Entonces hermanos, creo que esto lo he repetido varias veces, tenemos que hacer el esfuerzo de nosotros reflexionar en ese amor de Dios que cada uno de nosotros ha experimentado en su vida. En algún momento de la vida: en el momento en que nos bautizamos si lo hicimos de adultos, en el momento de la primera comunión, en esos momentos claves de nuestra vida, ¡ay Señor, siento tu mano al lado mío!, Tú estás en mi vida. Vamos a hacer memoria, vamos a recordar esos momentos en que nosotros hemos visto tan claro su presencia en nuestra vida. Él nos amó primero. Y aquí está clarísimo, cada vez que nos topemos la cruz digamos, Señor tú me amaste primero, antes de crearme, cuando me creaste, cuando hiciste que yo creciera y moriste en la cruz por mí. Esa es la primera reflexión, y eso es lo que va a generar mucho amor a Dios; pero, amor a Dios que tiene que ir acompañado por el amor a los hermanos.

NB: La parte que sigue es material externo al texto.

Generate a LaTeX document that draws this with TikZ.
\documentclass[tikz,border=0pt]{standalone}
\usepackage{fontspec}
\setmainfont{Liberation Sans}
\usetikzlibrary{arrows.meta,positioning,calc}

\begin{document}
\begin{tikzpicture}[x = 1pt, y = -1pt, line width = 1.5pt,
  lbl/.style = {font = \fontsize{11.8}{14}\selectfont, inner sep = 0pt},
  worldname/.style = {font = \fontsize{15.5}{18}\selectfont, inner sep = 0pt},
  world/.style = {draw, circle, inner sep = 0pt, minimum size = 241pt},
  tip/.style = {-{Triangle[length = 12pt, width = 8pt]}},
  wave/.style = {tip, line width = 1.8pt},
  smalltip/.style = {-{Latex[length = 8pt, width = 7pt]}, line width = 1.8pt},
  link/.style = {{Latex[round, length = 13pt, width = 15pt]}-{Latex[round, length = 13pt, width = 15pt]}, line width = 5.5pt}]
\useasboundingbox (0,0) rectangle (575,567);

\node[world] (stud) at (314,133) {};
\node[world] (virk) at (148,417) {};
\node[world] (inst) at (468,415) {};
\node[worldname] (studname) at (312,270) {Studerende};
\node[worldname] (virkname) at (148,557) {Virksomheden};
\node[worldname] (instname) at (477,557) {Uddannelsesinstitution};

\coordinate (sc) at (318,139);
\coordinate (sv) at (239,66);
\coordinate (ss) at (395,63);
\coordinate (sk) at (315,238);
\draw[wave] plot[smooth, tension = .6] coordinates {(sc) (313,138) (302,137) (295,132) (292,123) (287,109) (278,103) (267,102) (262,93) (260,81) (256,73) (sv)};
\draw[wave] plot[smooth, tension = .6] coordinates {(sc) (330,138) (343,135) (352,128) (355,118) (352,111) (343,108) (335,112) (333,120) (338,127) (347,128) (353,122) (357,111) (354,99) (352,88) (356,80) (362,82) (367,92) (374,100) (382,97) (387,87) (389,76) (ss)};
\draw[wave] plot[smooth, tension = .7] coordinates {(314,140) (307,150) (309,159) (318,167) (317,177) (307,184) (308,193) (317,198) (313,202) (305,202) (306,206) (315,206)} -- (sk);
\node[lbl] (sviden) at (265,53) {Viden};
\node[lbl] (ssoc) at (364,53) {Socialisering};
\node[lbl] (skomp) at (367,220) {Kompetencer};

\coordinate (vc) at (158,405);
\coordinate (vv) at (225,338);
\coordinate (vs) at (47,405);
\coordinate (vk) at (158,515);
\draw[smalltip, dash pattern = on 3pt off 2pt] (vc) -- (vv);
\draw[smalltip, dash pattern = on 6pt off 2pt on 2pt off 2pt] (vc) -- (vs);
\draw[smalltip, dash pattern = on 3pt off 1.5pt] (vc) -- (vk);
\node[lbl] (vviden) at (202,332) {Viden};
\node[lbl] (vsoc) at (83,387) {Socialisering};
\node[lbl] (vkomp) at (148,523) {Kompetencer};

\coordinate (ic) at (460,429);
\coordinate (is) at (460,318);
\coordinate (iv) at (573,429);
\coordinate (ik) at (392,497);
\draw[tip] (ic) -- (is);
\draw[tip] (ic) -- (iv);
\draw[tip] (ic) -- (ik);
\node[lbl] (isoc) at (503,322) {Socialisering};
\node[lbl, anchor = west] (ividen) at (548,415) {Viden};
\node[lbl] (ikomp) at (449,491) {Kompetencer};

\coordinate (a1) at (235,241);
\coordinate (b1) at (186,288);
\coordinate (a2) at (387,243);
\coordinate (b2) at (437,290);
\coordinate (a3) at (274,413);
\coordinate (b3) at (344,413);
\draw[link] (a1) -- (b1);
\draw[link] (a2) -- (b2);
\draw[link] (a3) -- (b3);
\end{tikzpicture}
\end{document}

“Ámense unos a otros como yo les he amado” “Aquél que guarda mis mandamientos ése es discípulo mío. Ustedes no son siervos, son hijos” Ámense unos a otros es el primer mandamiento y el que resume todos. Fíjense bien, experimentamos el amor a Dios, y la respuesta de nosotros es corresponder a ese amor de Dios, pero también corresponder al amor de los hermanos. Ésa es la segunda. Amar a Dios con conciencia, Cristo murió en la cruz por mí, me dio la vida, y amar a los hermanos porque son hijos de Dios y hermanos míos, ellos merecen mi amor, y yo merezco el amor de ellos.

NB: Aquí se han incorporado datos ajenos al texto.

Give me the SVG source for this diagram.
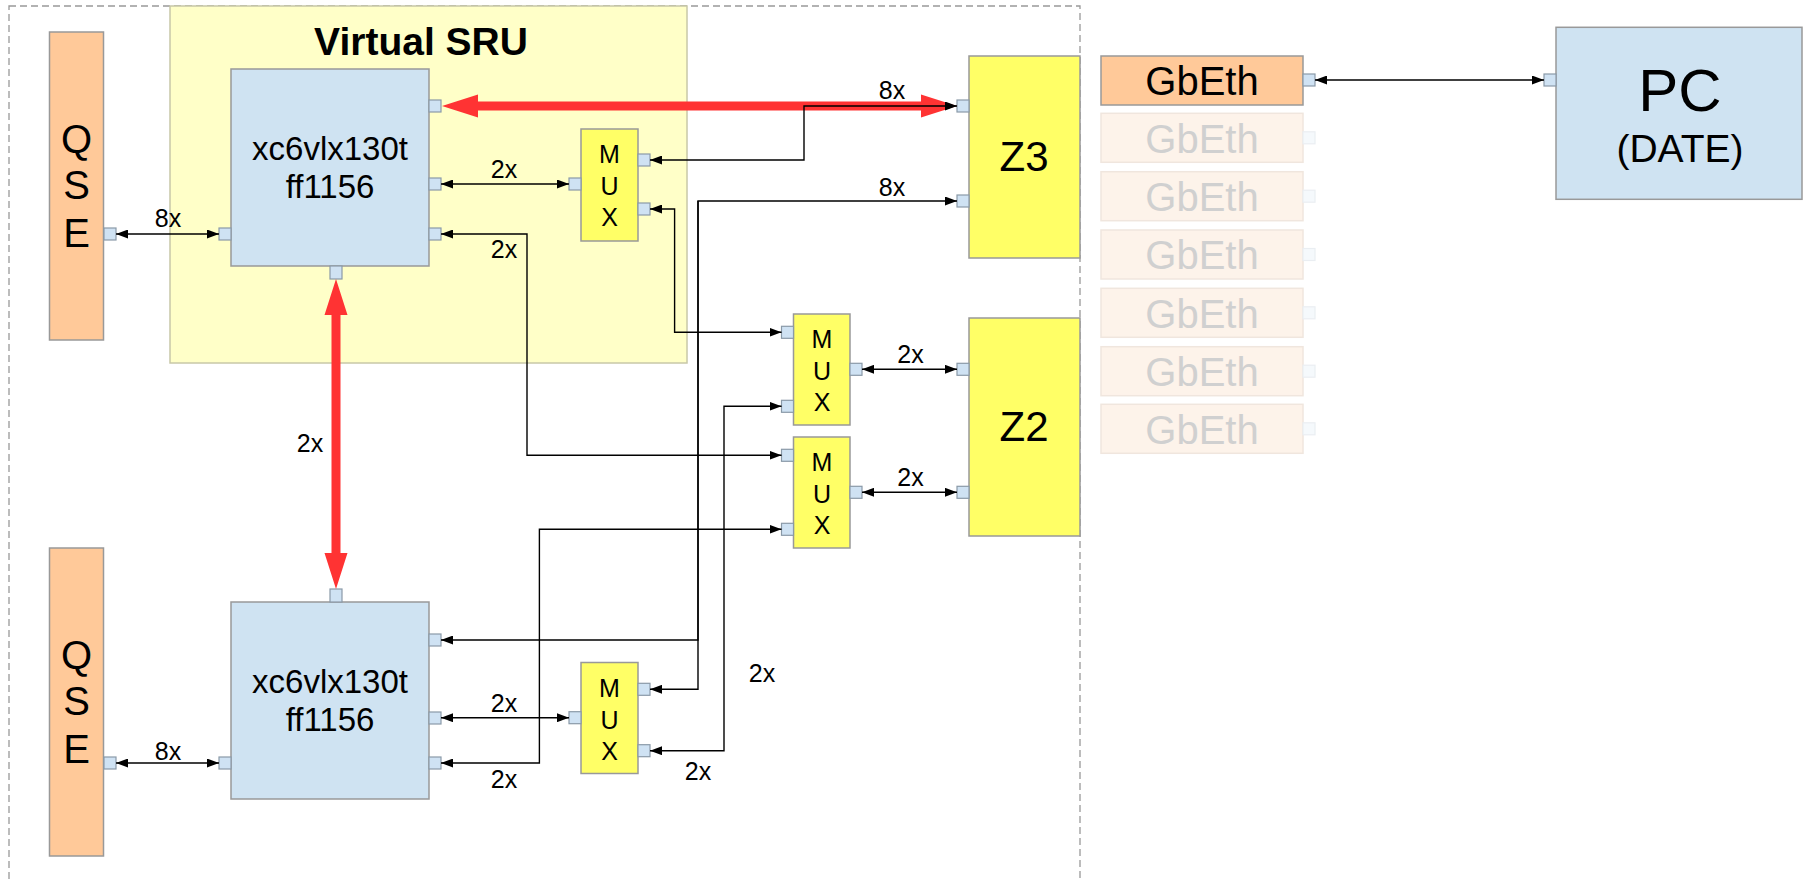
<svg xmlns="http://www.w3.org/2000/svg" width="1807" height="879" viewBox="0 0 1807 879">
<style>
text{font-family:"Liberation Sans",Arial,sans-serif;fill:#000}
.box{stroke:#999;stroke-width:1.5}
.peach{fill:#ffc999}
.blue{fill:#cfe3f2}
.yel{fill:#ffff66}
.port{fill:#cfe2f3;stroke:#8a9aa8;stroke-width:1.2}
.fport{fill:#f5f9fc;stroke:#eaeef2;stroke-width:1.2}
.fbox{fill:#fdf3ea;stroke:#f0e6de;stroke-width:1.5}
.ftxt{fill:#d0d0d0;font-size:40px;text-anchor:middle}
.w{stroke:#000;stroke-width:1.4;fill:none;marker-start:url(#ah);marker-end:url(#ah)}
.we{stroke:#000;stroke-width:1.4;fill:none;marker-end:url(#ah)}
.lbl{font-size:25px;text-anchor:middle}
.mux{font-size:25px;text-anchor:middle}
.qse{font-size:40px;text-anchor:middle}
</style>
<defs>
<marker id="ah" viewBox="0 0 12 9" refX="12" refY="4.5" markerWidth="12" markerHeight="9" markerUnits="userSpaceOnUse" orient="auto-start-reverse">
<path d="M0,0 L12,4.5 L0,9 z" fill="#000"/>
</marker>
</defs>

<rect x="9" y="6" width="1071" height="900" fill="none" stroke="#999" stroke-width="1.3" stroke-dasharray="7,4"/>

<g id="sru">
<rect x="170" y="6" width="517" height="357" fill="#ffffc8" stroke="#c8c8a8" stroke-width="1.5"/>
<text x="421" y="55" font-size="39" font-weight="bold" text-anchor="middle">Virtual SRU</text>
</g>

<g id="qse1">
<rect class="box peach" x="49.5" y="32" width="54" height="308"/>
<text class="qse" x="76.5" y="153">Q</text>
<text class="qse" x="76.5" y="199">S</text>
<text class="qse" x="76.5" y="247">E</text>
<rect class="port" x="104" y="228" width="12" height="12"/>
</g>

<g id="qse2">
<rect class="box peach" x="49.5" y="548" width="54" height="308"/>
<text class="qse" x="76.5" y="669">Q</text>
<text class="qse" x="76.5" y="715">S</text>
<text class="qse" x="76.5" y="763">E</text>
<rect class="port" x="104" y="757" width="12" height="12"/>
</g>

<g id="fpga1">
<rect class="box blue" x="231" y="69" width="198" height="197"/>
<text x="330" y="160" font-size="33" text-anchor="middle">xc6vlx130t</text>
<text x="330" y="198" font-size="33" text-anchor="middle">ff1156</text>
<rect class="port" x="219" y="228" width="12" height="12"/>
<rect class="port" x="429" y="100" width="12" height="12"/>
<rect class="port" x="429" y="178" width="12" height="12"/>
<rect class="port" x="429" y="228" width="12" height="12"/>
<rect class="port" x="330" y="266" width="12" height="13"/>
</g>

<g id="fpga2">
<rect class="box blue" x="231" y="602" width="198" height="197"/>
<text x="330" y="693" font-size="33" text-anchor="middle">xc6vlx130t</text>
<text x="330" y="731" font-size="33" text-anchor="middle">ff1156</text>
<rect class="port" x="219" y="757" width="12" height="12"/>
<rect class="port" x="429" y="634" width="12" height="12"/>
<rect class="port" x="429" y="712" width="12" height="12"/>
<rect class="port" x="429" y="757" width="12" height="12"/>
<rect class="port" x="330" y="589" width="12" height="13"/>
</g>

<g id="mux1">
<rect class="box yel" x="581" y="129" width="57" height="112"/>
<text class="mux" x="609.5" y="163">M</text>
<text class="mux" x="609.5" y="195">U</text>
<text class="mux" x="609.5" y="226">X</text>
<rect class="port" x="569" y="178" width="12" height="12"/>
<rect class="port" x="638" y="154" width="12" height="12"/>
<rect class="port" x="638" y="203" width="12" height="12"/>
</g>

<g id="mux2">
<rect class="box yel" x="793.5" y="314" width="56.5" height="111"/>
<text class="mux" x="822" y="348">M</text>
<text class="mux" x="822" y="380">U</text>
<text class="mux" x="822" y="411">X</text>
<rect class="port" x="781.5" y="326.3" width="12" height="12"/>
<rect class="port" x="781.5" y="400.3" width="12" height="12"/>
<rect class="port" x="850" y="363.3" width="12" height="12"/>
</g>

<g id="mux3">
<rect class="box yel" x="793.5" y="437" width="56.5" height="111"/>
<text class="mux" x="822" y="471">M</text>
<text class="mux" x="822" y="503">U</text>
<text class="mux" x="822" y="534">X</text>
<rect class="port" x="781.5" y="449.3" width="12" height="12"/>
<rect class="port" x="781.5" y="523.3" width="12" height="12"/>
<rect class="port" x="850" y="486.3" width="12" height="12"/>
</g>

<g id="mux4">
<rect class="box yel" x="581" y="662.5" width="57" height="111"/>
<text class="mux" x="609.5" y="696.5">M</text>
<text class="mux" x="609.5" y="728.5">U</text>
<text class="mux" x="609.5" y="759.5">X</text>
<rect class="port" x="569" y="711.7" width="12" height="12"/>
<rect class="port" x="638" y="683.3" width="12" height="12"/>
<rect class="port" x="638" y="744.7" width="12" height="12"/>
</g>

<g id="z3">
<rect class="box yel" x="969" y="56" width="111" height="202"/>
<text x="1024" y="171" font-size="42" text-anchor="middle">Z3</text>
<rect class="port" x="957" y="100" width="12" height="12"/>
<rect class="port" x="957" y="195" width="12" height="12"/>
</g>

<g id="z2">
<rect class="box yel" x="969" y="318" width="111" height="218"/>
<text x="1024" y="441" font-size="42" text-anchor="middle">Z2</text>
<rect class="port" x="957" y="363.3" width="12" height="12"/>
<rect class="port" x="957" y="486.3" width="12" height="12"/>
</g>

<g id="gbeth1">
<rect class="box peach" x="1101" y="56" width="202" height="49"/>
<text x="1202" y="95" font-size="40" text-anchor="middle">GbEth</text>
<rect class="port" x="1303" y="74" width="12" height="12"/>
</g>
<g id="gbeth2"><rect class="fbox" x="1101" y="113.3" width="202" height="49"/><text class="ftxt" x="1202" y="152.7">GbEth</text><rect class="fport" x="1303" y="131.8" width="12" height="12"/></g>
<g id="gbeth3"><rect class="fbox" x="1101" y="171.7" width="202" height="49"/><text class="ftxt" x="1202" y="211.1">GbEth</text><rect class="fport" x="1303" y="190.2" width="12" height="12"/></g>
<g id="gbeth4"><rect class="fbox" x="1101" y="230" width="202" height="49"/><text class="ftxt" x="1202" y="269.4">GbEth</text><rect class="fport" x="1303" y="248.5" width="12" height="12"/></g>
<g id="gbeth5"><rect class="fbox" x="1101" y="288.3" width="202" height="49"/><text class="ftxt" x="1202" y="327.7">GbEth</text><rect class="fport" x="1303" y="306.8" width="12" height="12"/></g>
<g id="gbeth6"><rect class="fbox" x="1101" y="346.7" width="202" height="49"/><text class="ftxt" x="1202" y="386.1">GbEth</text><rect class="fport" x="1303" y="365.2" width="12" height="12"/></g>
<g id="gbeth7"><rect class="fbox" x="1101" y="404.3" width="202" height="49"/><text class="ftxt" x="1202" y="443.7">GbEth</text><rect class="fport" x="1303" y="422.8" width="12" height="12"/></g>

<g id="pc">
<rect class="box blue" x="1556" y="27.3" width="246" height="172"/>
<text x="1680" y="111" font-size="60" text-anchor="middle">PC</text>
<text x="1680" y="161.7" font-size="39" text-anchor="middle">(DATE)</text>
<rect class="port" x="1544" y="74" width="12" height="12"/>
</g>

<g id="connectors">
<path d="M442,106 L478,94.5 L478,101.5 L921,101.5 L921,94.5 L957,106 L921,117.5 L921,110.5 L478,110.5 L478,117.5 Z" fill="#ff3333"/>
<path d="M336,279 L324.5,315 L331.5,315 L331.5,553 L324.5,553 L336,589 L347.5,553 L340.5,553 L340.5,315 L347.5,315 Z" fill="#ff3333"/>
<text class="lbl" x="892" y="99">8x</text>
<text class="lbl" x="310" y="452">2x</text>

<path class="w" d="M116,234 H219"/>
<text class="lbl" x="168" y="227">8x</text>
<path class="w" d="M116,763 H219"/>
<text class="lbl" x="168" y="760">8x</text>

<path class="w" d="M441,184 H569"/>
<text class="lbl" x="504" y="178">2x</text>
<path class="w" d="M441,234 H527 V455.3 H781.5"/>
<text class="lbl" x="504" y="258">2x</text>

<path class="w" d="M650,160 H804 V106 H957"/>
<path class="w" d="M650,209 H674.6 V332.3 H781.5"/>

<path class="w" d="M441,640 H698 V201 H957"/>
<path class="we" d="M698,201 V689.3 H650"/>
<text class="lbl" x="892" y="196">8x</text>

<path class="w" d="M862,369.3 H957"/>
<text class="lbl" x="910.5" y="363">2x</text>
<path class="w" d="M862,492.3 H957"/>
<text class="lbl" x="910.5" y="486">2x</text>

<path class="w" d="M650,750.7 H724 V406.3 H781.5"/>
<text class="lbl" x="698" y="780">2x</text>
<text class="lbl" x="762" y="682">2x</text>

<path class="w" d="M441,763 H539.4 V529.3 H781.5"/>
<text class="lbl" x="504" y="788">2x</text>

<path class="w" d="M441,717.7 H569"/>
<text class="lbl" x="504" y="712">2x</text>

<path class="w" d="M1315,80 H1544"/>
</g>
</svg>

El otro punto es, y volvemos a los hechos de los Apóstoles, es Cornelio cuando llega y se tira en los pies, el apóstol le dice “no yo soy un hombre como tú”. Y ahí viene como aquellos primeros cristianos fueron descubriendo cuál era su misión en el mundo. Nosotros también hoy, tenemos que descubrir cuál es nuestra misión en el mundo este que estamos viviendo que es complicado. Cada día que pasa hay nuevas ideas, nuevas ideas que se quieren hacer absolutas, nuevas ideas que transforman toda la visión cristiana del mundo. Nosotros también debemos saber que tenemos que acercarnos a los demás.

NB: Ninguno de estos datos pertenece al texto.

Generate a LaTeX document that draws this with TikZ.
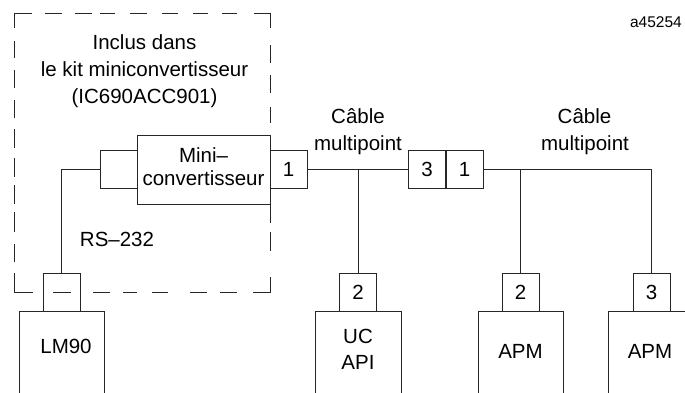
\documentclass[tikz,border=0pt]{standalone}
\usepackage{fontspec}
\setmainfont{Liberation Sans}
\begin{document}
\begin{tikzpicture}[x=1pt,y=-1pt,
  ln/.style={draw=black!85,line width=0.9pt},
  port/.style={ln,rectangle,inner sep=0pt,minimum width=37pt,minimum height=38pt,font=\fontsize{20.5}{27}\selectfont},
  dev/.style={ln,rectangle,inner sep=0pt,minimum height=100pt},
  lbl/.style={inner sep=0pt,anchor=base,font=\fontsize{20.5}{27}\selectfont},
  dbox/.style={draw=black!85,line width=0.9pt}]
\useasboundingbox (0,0) rectangle (685,392);
\clip (0,0) rectangle (685,392);
% dashed enclosure (irregular dashes drawn piece by piece)
\draw[dbox] (14,28) -- (14,13) -- (32,13);
\draw[dbox] (254,13) -- (270,13) -- (270,28);
\draw[dbox] (14,273) -- (14,292) -- (33,292);
\draw[dbox] (253,292) -- (270,292) -- (270,277);
\foreach \a/\b in {45/62,75/92,100/115,130/147,162/178,193/208,222/237}
  \draw[dbox] (\a,13) -- (\b,13);
\foreach \a/\b in {41/58,70/88,100/118,129/148,158/177,185/204,212/232,244/262}
  \draw[dbox] (14,\a) -- (14,\b);
\foreach \a/\b in {53/71,93/110,123/137,152/168,190/207,220/237}
  \draw[dbox] (\a,292) -- (\b,292);
\foreach \a/\b in {45/63,75/93,107/123,204/223,232/251}
  \draw[dbox] (270,\a) -- (270,\b);
% text in enclosure
\node[lbl] (t1) at (144.5,49) {Inclus dans};
\node[lbl] (t2) at (144.5,76) {le kit miniconvertisseur};
\node[lbl] (t3) at (144.5,103) {(IC690ACC901)};
% mini converter
\node[ln,rectangle,inner sep=0pt,minimum width=133pt,minimum height=69pt] (mini) at (203.5,169.5) {};
\node[lbl] (m1) at (203.5,162.5) {Mini–};
\node[lbl] (m2) at (203.5,185) {convertisseur};
\node[port] (lport) at (118.5,169.5) {};
\node[port] (p1) at (288.5,169.5) {1};
% LM90
\node[port] (pm) at (61.5,292) {};
\node[dev,minimum width=85pt,anchor=north] (lm) at (61.5,311) {};
\node[lbl] (lmt) at (66,353) {LM90};
\node[lbl] (rs) at (117,246) {RS–232};
% repeater
\node[port] (p3) at (427,169.5) {3};
\node[port] (p1b) at (464.5,169.5) {1};
% drops
\node[port] (p2a) at (358,292) {2};
\node[dev,minimum width=86pt,anchor=north] (uc) at (358,311) {};
\node[lbl] (uct) at (358,343) {UC};
\node[lbl] (apit) at (358,369) {API};
\node[port] (p2b) at (520.5,292) {2};
\node[dev,minimum width=85pt,anchor=north] (apm1) at (520.5,311) {};
\node[lbl] (apm1t) at (520.5,358) {APM};
\node[port] (p3b) at (651.5,292) {3};
\node[dev,minimum width=87pt,anchor=north] (apm2) at (651.5,311) {};
\node[lbl] (apm2t) at (650,358) {APM};
% cable labels
\node[lbl] (c1a) at (358,123) {Câble};
\node[lbl] (c1b) at (358,150) {multipoint};
\node[lbl] (c2a) at (584.5,123) {Câble};
\node[lbl] (c2b) at (585,150) {multipoint};
\node[inner sep=0pt,anchor=base east,font=\fontsize{15.5}{18}\selectfont] (ref) at (682,27) {a45254};
% connectors
\draw[ln] (lport.west) -| (pm.north);
\draw[ln] (p1.east) -- (p3.west);
\coordinate (j1) at (p2a.north |- p1.east);
\draw[ln] (j1) -- (p2a.north);
\coordinate (j2) at (p3b.north |- p1b.east);
\draw[ln] (p1b.east) -- (j2) -- (p3b.north);
\coordinate (j3) at (p2b.north |- p1b.east);
\draw[ln] (j3) -- (p2b.north);
\end{tikzpicture}
\end{document}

¿Cuál era aquel problema? El problema era que los judíos, los circuncisos, los que estaban circuncidados, ellos creían que todo el mensaje de salvación era para ellos. Cornelio se da cuenta que había de muchos países, no eran judíos, no estaban circuncidados, no tenían la fe de Abraham, pero, sin embargo, aceptaban la fe en el Espíritu Santo venido sobre ellos. Y Pedro, se da cuenta inmediatamente y dice, la salvación de Dios no es para un grupito de personas, es para todos los pueblos. Ahí es cuando los cristianos, aquellos apóstoles, aquellos discípulos, aquellos seguidores se dieron cuenta y se dijeron, nosotros tenemos que predicarles a todos, no tenemos al Espíritu agarrado por los hombros. Él actúa libremente, pero si nosotros sabemos llegar, mejor dicho, si le sabemos seguir, Él nos va a traer a todos a la iglesia, para que como comunidad nosotros vivamos la fe.

Ahí, los primeros cristianos se abrieron, por eso es que en el salmo hemos rezado “Dios se manifiesta a todos los pueblos”. Hermanos nosotros hoy también tenemos que manifestarlo a todos los pueblos; yo como obispo, los sacerdotes, todos los fieles, ustedes, porque hay muchas personas que se codean con ustedes y para ellos también Cristo murió en la cruz. ¿Lo saben? No lo sabemos ¿Qué lo necesitan? Sí lo necesitan, porque todos necesitamos la salvación de Dios. ¿A quién le toca comunicar ese espíritu? A nosotros, a ustedes. Cuando nosotros nos encontremos con aquellas personas que, a lo mejor por respeto humano, jamás le hablamos de Jesús, ni le hablamos que somos creados por amor. Tenemos que darnos cuenta de que ellos necesitan también ese mensaje, porque si no lo necesitaran, Cristo nunca hubiera muerto en la cruz; pero si muere en la cruz, es para salvarnos a todos, a nosotros, a los que no están aquí en el templo, a los que no están en nuestra casa, pero a nosotros nos toca comunicar esa salvación de Dios.

Hermanos, vivamos con ese espíritu de las primeras comunidades cristianas, que estaba atenta a los signos, se dio cuenta que el Espíritu de Dios actuaba e inmediatamente reforzaron esa presencia del Espíritu: vamos a bautizar a estos hermanos nuestros porque han aceptado a Jesús. Pensemos en cuántos de los que nos rodean necesitan del mensaje de salvación, pensemos en eso. ¡Cuántos lo necesitan! Todos lo necesitamos. No seamos soberbios.

Que Dios nos ayude hermanos a vivir así, que vivamos íntimamente unidos al Señor, con un corazón abierto para amar a nuestros hermanos.